Goal of the exercise = Write out the data below in full, unchanged, minus the images.

Data provided =
---

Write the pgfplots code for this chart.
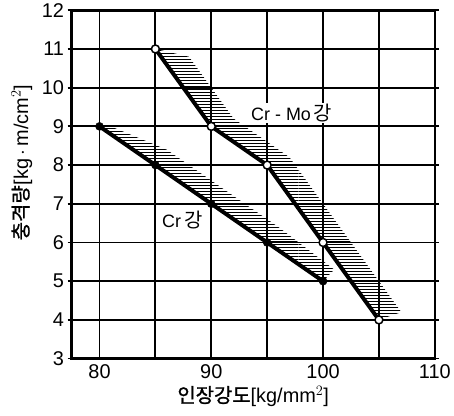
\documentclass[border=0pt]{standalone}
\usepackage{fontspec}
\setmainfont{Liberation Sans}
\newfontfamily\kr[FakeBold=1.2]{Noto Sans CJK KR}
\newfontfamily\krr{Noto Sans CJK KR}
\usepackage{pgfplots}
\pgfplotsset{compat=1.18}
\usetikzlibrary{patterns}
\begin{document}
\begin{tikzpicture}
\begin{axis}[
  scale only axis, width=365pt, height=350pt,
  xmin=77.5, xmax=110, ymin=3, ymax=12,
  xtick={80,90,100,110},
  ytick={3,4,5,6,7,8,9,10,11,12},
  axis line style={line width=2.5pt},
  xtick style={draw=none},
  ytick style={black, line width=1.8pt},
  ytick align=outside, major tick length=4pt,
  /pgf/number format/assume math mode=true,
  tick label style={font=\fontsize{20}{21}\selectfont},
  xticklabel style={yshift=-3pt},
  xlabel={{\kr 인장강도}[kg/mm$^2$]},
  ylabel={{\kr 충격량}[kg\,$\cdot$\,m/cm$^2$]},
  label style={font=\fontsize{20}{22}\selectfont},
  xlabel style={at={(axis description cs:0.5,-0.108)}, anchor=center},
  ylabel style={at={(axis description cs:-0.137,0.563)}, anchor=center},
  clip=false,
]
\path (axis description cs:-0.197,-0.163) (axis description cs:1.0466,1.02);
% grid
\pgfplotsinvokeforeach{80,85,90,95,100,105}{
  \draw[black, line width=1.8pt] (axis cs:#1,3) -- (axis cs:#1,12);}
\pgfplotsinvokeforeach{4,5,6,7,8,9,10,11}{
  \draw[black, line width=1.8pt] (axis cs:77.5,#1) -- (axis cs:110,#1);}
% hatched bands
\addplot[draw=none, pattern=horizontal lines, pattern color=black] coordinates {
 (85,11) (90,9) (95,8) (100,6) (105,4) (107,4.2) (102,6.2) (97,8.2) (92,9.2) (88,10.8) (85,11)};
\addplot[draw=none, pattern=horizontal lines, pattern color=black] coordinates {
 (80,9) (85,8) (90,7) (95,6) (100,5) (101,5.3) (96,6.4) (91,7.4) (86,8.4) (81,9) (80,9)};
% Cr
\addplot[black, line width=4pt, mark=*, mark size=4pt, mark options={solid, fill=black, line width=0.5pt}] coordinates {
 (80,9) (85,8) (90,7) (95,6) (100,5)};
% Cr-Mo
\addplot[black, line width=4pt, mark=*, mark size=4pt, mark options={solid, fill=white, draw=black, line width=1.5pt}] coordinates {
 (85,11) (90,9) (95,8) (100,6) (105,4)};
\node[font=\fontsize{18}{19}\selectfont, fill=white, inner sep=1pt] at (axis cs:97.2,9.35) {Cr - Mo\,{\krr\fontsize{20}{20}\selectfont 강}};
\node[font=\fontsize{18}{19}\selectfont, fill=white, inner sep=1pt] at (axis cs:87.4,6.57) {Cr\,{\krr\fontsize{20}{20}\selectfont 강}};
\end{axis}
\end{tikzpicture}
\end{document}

---

Full solution =
Write the pgfplots code for this chart.
\documentclass[border=0pt]{standalone}
\usepackage{fontspec}
\setmainfont{Liberation Sans}
\newfontfamily\kr[FakeBold=1.2]{Noto Sans CJK KR}
\newfontfamily\krr{Noto Sans CJK KR}
\usepackage{pgfplots}
\pgfplotsset{compat=1.18}
\usetikzlibrary{patterns}
\begin{document}
\begin{tikzpicture}
\begin{axis}[
  scale only axis, width=365pt, height=350pt,
  xmin=77.5, xmax=110, ymin=3, ymax=12,
  xtick={80,90,100,110},
  ytick={3,4,5,6,7,8,9,10,11,12},
  axis line style={line width=2.5pt},
  xtick style={draw=none},
  ytick style={black, line width=1.8pt},
  ytick align=outside, major tick length=4pt,
  /pgf/number format/assume math mode=true,
  tick label style={font=\fontsize{20}{21}\selectfont},
  xticklabel style={yshift=-3pt},
  xlabel={{\kr 인장강도}[kg/mm$^2$]},
  ylabel={{\kr 충격량}[kg\,$\cdot$\,m/cm$^2$]},
  label style={font=\fontsize{20}{22}\selectfont},
  xlabel style={at={(axis description cs:0.5,-0.108)}, anchor=center},
  ylabel style={at={(axis description cs:-0.137,0.563)}, anchor=center},
  clip=false,
]
\path (axis description cs:-0.197,-0.163) (axis description cs:1.0466,1.02);
% grid
\pgfplotsinvokeforeach{80,85,90,95,100,105}{
  \draw[black, line width=1.8pt] (axis cs:#1,3) -- (axis cs:#1,12);}
\pgfplotsinvokeforeach{4,5,6,7,8,9,10,11}{
  \draw[black, line width=1.8pt] (axis cs:77.5,#1) -- (axis cs:110,#1);}
% hatched bands
\addplot[draw=none, pattern=horizontal lines, pattern color=black] coordinates {
 (85,11) (90,9) (95,8) (100,6) (105,4) (107,4.2) (102,6.2) (97,8.2) (92,9.2) (88,10.8) (85,11)};
\addplot[draw=none, pattern=horizontal lines, pattern color=black] coordinates {
 (80,9) (85,8) (90,7) (95,6) (100,5) (101,5.3) (96,6.4) (91,7.4) (86,8.4) (81,9) (80,9)};
% Cr
\addplot[black, line width=4pt, mark=*, mark size=4pt, mark options={solid, fill=black, line width=0.5pt}] coordinates {
 (80,9) (85,8) (90,7) (95,6) (100,5)};
% Cr-Mo
\addplot[black, line width=4pt, mark=*, mark size=4pt, mark options={solid, fill=white, draw=black, line width=1.5pt}] coordinates {
 (85,11) (90,9) (95,8) (100,6) (105,4)};
\node[font=\fontsize{18}{19}\selectfont, fill=white, inner sep=1pt] at (axis cs:97.2,9.35) {Cr - Mo\,{\krr\fontsize{20}{20}\selectfont 강}};
\node[font=\fontsize{18}{19}\selectfont, fill=white, inner sep=1pt] at (axis cs:87.4,6.57) {Cr\,{\krr\fontsize{20}{20}\selectfont 강}};
\end{axis}
\end{tikzpicture}
\end{document}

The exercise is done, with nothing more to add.